The task of painting in a painterly way is a very different concept from what most people think. For one thing, it is less about “things” being painted, and more about the way light affects these “things.” That is why a typical architectural rendering, though usually correct in detail and scale, is seldom on the level of fine art. Also, painting light effects is just as concerned with how much to leave out of a painting as it is with how much to put in. I often get the question from students -- “What about all the details?” -- as if that is the most important thing to consider when painting. My usual response is, “If you can paint the scene correctly with regard to how light is affecting the various forms in the painting, the details will take care of themselves.” To the student, details are all those objects that will make their pictures more realistic. The problem with this type of thinking is that these “things” become a sort of parts- list (assembly required) mentality that obscures the real job of the painter. It is extremely likely that approaching the task in this way will satisfy some obsessive compulsive urge in different people, but it won’t make a work of art by their simple inclusion. So with that understanding, think atmosphere, think light and think about this envelope that surrounds and affects everything it comes in contact with. Think about the special way those objects in a particular scene look due to the interaction of this substance, rather than what the various objects are in a sterile environment.

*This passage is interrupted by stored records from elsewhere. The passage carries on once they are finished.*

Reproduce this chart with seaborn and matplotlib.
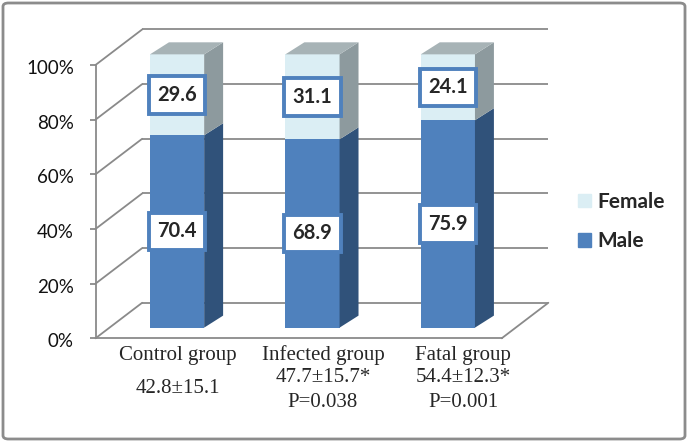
import matplotlib
matplotlib.use('Agg')

import pandas as pd
import matplotlib.pyplot as plt
import matplotlib.transforms as mtransforms
from matplotlib.patches import Patch, FancyBboxPatch, Rectangle
import seaborn as sns

# ------------------------------------------------------------
# DATA
# ------------------------------------------------------------

groups = ["Control group", "Infected group", "Fatal group"]
age_lines = ["42.8±15.1", "47.7±15.7*", "54.4±12.3*"]
p_lines = ["", "P=0.038", "P=0.001"]

male = [70.4, 68.9, 75.9]
female = [29.6, 31.1, 24.1]

y_ticks = [0, 20, 40, 60, 80, 100]

# ------------------------------------------------------------
# STYLE
# ------------------------------------------------------------

MALE_FRONT = '#4f81bd'
MALE_SIDE = '#30527a'
FEMALE_FRONT = '#dbeef4'
FEMALE_SIDE = '#8d9a9e'
FEMALE_TOP = '#a7b3b6'
GRID = '#8a8a8a'

BAR_W = 0.40
# oblique offsets (data units) of the bar plane, bar depth and back wall
BAR_DX, BAR_DY = 0.1025, 3.9
DEPTH_DX, DEPTH_DY = 0.140, 4.4
BACK_DX, BACK_DY = 0.3445, 13.0

# value box size (data units)
BOX_W, BOX_H = 0.414, 13.7

# label nudges under the floor
LABEL_SHIFT = [0.11, 0.18, 0.215]

sns.set_style("white")
plt.rcParams['font.family'] = ['Lato', 'DejaVu Sans']

df = pd.DataFrame({'group': groups, 'male': male, 'female': female})
df['total'] = df['male'] + df['female']

fig = plt.figure(figsize=(6.88, 4.42), dpi=100)
ax = fig.add_axes([95.5 / 688, 1 - 338.3 / 442, 406.2 / 688, 273.3 / 442])

bar_plane = mtransforms.Affine2D().translate(BAR_DX, BAR_DY) + ax.transData
back_plane = mtransforms.Affine2D().translate(BACK_DX, BACK_DY) + ax.transData

# ------------------------------------------------------------
# FRONT FACES
# ------------------------------------------------------------

sns.barplot(data=df, x='group', y='total', color=FEMALE_FRONT,
            width=BAR_W, saturation=1, errorbar=None, ax=ax)
sns.barplot(data=df, x='group', y='male', color=MALE_FRONT,
            width=BAR_W, saturation=1, errorbar=None, ax=ax)

for p in ax.patches:
    p.set_transform(bar_plane)
    p.set_clip_on(False)
    p.set_edgecolor('none')
    p.set_zorder(3)

# ------------------------------------------------------------
# SIDES, TOPS, VALUE BOXES
# ------------------------------------------------------------

for i, row in df.iterrows():
    xr = i + BAR_W / 2
    xl = i - BAR_W / 2
    m = row['male']
    t = row['total']

    ax.fill([xr, xr + DEPTH_DX, xr + DEPTH_DX, xr],
            [0, DEPTH_DY, m + DEPTH_DY, m],
            color=MALE_SIDE, lw=0, zorder=3, clip_on=False,
            transform=bar_plane)
    ax.fill([xr, xr + DEPTH_DX, xr + DEPTH_DX, xr],
            [m, m + DEPTH_DY, t + DEPTH_DY, t],
            color=FEMALE_SIDE, lw=0, zorder=3, clip_on=False,
            transform=bar_plane)
    ax.fill([xl, xr, xr + DEPTH_DX, xl + DEPTH_DX],
            [t, t, t + DEPTH_DY, t + DEPTH_DY],
            color=FEMALE_TOP, lw=0, zorder=3, clip_on=False,
            transform=bar_plane)

    for val, center in [(m, m / 2), (row['female'], m + row['female'] / 2)]:
        ax.add_patch(Rectangle((i - BOX_W / 2, center - BOX_H / 2),
                               BOX_W, BOX_H, transform=bar_plane,
                               fc='white', ec=MALE_FRONT, lw=2.8,
                               zorder=5, clip_on=False))
        ax.text(i, center, f"{val:.1f}", transform=bar_plane,
                ha='center', va='center', fontsize=14.5,
                fontweight='bold', zorder=6, clip_on=False)

# ------------------------------------------------------------
# BACK WALL / FLOOR
# ------------------------------------------------------------

ax.hlines(y_ticks, -0.5, 2.5, transform=back_plane,
          color=GRID, lw=1.3, zorder=1, clip_on=False)

for t in y_ticks:
    ax.plot([-0.5, -0.5 + BACK_DX], [t, t + BACK_DY],
            color=GRID, lw=1.3, zorder=1, clip_on=False)

ax.plot([2.5, 2.5 + BACK_DX], [0, BACK_DY],
        color=GRID, lw=1.3, zorder=1, clip_on=False)

# ------------------------------------------------------------
# AXES
# ------------------------------------------------------------

ax.set_xlim(-0.5, 2.5)
ax.set_ylim(0, 100)
ax.set_xticks([])
ax.set_xlabel('')
ax.set_ylabel('')
ax.set_facecolor('none')

ax.set_yticks(y_ticks)
ax.set_yticklabels([f"{t}%" for t in y_ticks])
ax.tick_params(axis='y', left=True, direction='out', length=4.3,
               width=1.3, color=GRID, pad=11.3, labelsize=13.5,
               labelcolor='#111111')
for lab in ax.get_yticklabels():
    lab.set_transform(lab.get_transform() +
                      mtransforms.ScaledTranslation(0, -2 / 100, fig.dpi_scale_trans))

for side in ['top', 'right']:
    ax.spines[side].set_visible(False)
for side in ['left', 'bottom']:
    ax.spines[side].set_color(GRID)
    ax.spines[side].set_linewidth(1.3)
    ax.spines[side].set_zorder(2)

# category labels
serif = ['Liberation Serif', 'DejaVu Serif']
for i in range(len(groups)):
    x = i + LABEL_SHIFT[i]
    ax.text(x, -7.8, groups[i], family=serif, fontsize=15,
            ha='center', va='baseline', clip_on=False)
    if p_lines[i]:
        ax.text(x, -16.0, age_lines[i], family=serif, fontsize=15,
                ha='center', va='baseline', clip_on=False)
        ax.text(x, -25.0, p_lines[i], family=serif, fontsize=15,
                ha='center', va='baseline', clip_on=False)
    else:
        ax.text(x, -20.0, age_lines[i], family=serif, fontsize=15,
                ha='center', va='baseline', clip_on=False)

# legend
handles = [Patch(color=FEMALE_FRONT, label='Female'),
           Patch(color=MALE_FRONT, label='Male')]
fig.legend(handles=handles, loc='upper left',
           bbox_to_anchor=(578 / 688, 1 - 192 / 442),
           frameon=False, prop=dict(weight='bold', size=15),
           handlelength=0.61, handleheight=0.61, handletextpad=0.32,
           labelspacing=0.92, borderpad=0, borderaxespad=0)

# outer frame
fig.patches.append(FancyBboxPatch(
    (3 / 688, 3 / 442), 682 / 688, 436 / 442,
    boxstyle='round,pad=0,rounding_size=0.008',
    transform=fig.transFigure, fill=False, ec='#8c8c8c', lw=2))

fig.savefig('out.png', dpi=100)
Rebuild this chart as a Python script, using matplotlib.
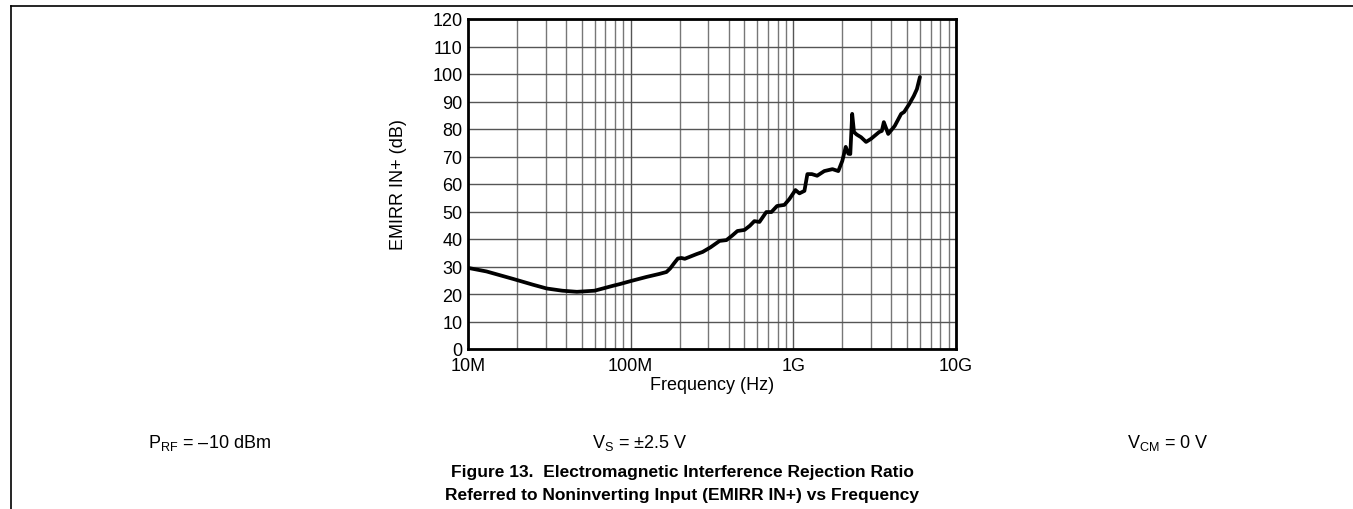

In painting, there are five elements or tools that can be used to accomplish the desired result. These five tools are all we artists have to achieve success. Whenever there is a failure to get the job done, it involves one or more of these measures. There is one other thing though, which provides the inspiration for handling these five tools and that is the ability to “see” clearly. Another way of putting this is to have a visual understanding of what you are seeing and then have the ability to translate that into paint using the five tools. Seeing is directly tied to the five areas; to understand the tools, in a way, is to understand “seeing.” I’m sure this all sounds very cryptic, but it is actually not all that complicated. When we artists look at a scene we try to break down the visual information in terms of drawing, color, value, edges and textural effects. These considerations in turn become the five tools we have to work with. Visual realities can be approached in these terms. While the non-painter looks at a scene and uses descriptive terms like pretty, beautiful etc., the artist must concentrate on the drawing possibilities – (size, shape, design), color considerations, (temperature, saturation….), value possibilities – (how light or dark in relation to….), edge control – (hard, soft, broken……) and lastly texture or (brushwork…… thin, thick, dry brush, fluid stroke….) By thinking in these terms the artist can create the sensation of beauty through how these different elements come together. Knowing these elements and using them when critiquing your own work is also a way to isolate problem areas of the painting and have a concrete way of pinpointing parts that don’t work.

Yesterday I got out to paint with some friends and had a discussion on some of these ideas with fellow artist Aaron Bushnell. He made the point that we are not really painting things, but the way things look through the eyes of the artist. He told me of a conversation he recently had with a friend who told him that he thought computer graphics would someday surpass and replace painting since they are so accurate. Aaron made the point that this would never happen for one main reason: it’s the lack of perfection in a work of art that actually lends to its charm. It’s that human fallibility, the lack of perfection, coupled with the artistic license that the artist brings to a painting that makes it unparalleled to a perfect mechanical rendering. It was a good exchange on art in general and one of the reasons I like painting with other artists on occasion.

It would seem that history has a way of repeating itself after all, when you consider that the same warnings were given to painters when the camera was invented. I have a feeling that we fine artists have nothing to worry about; beware architects!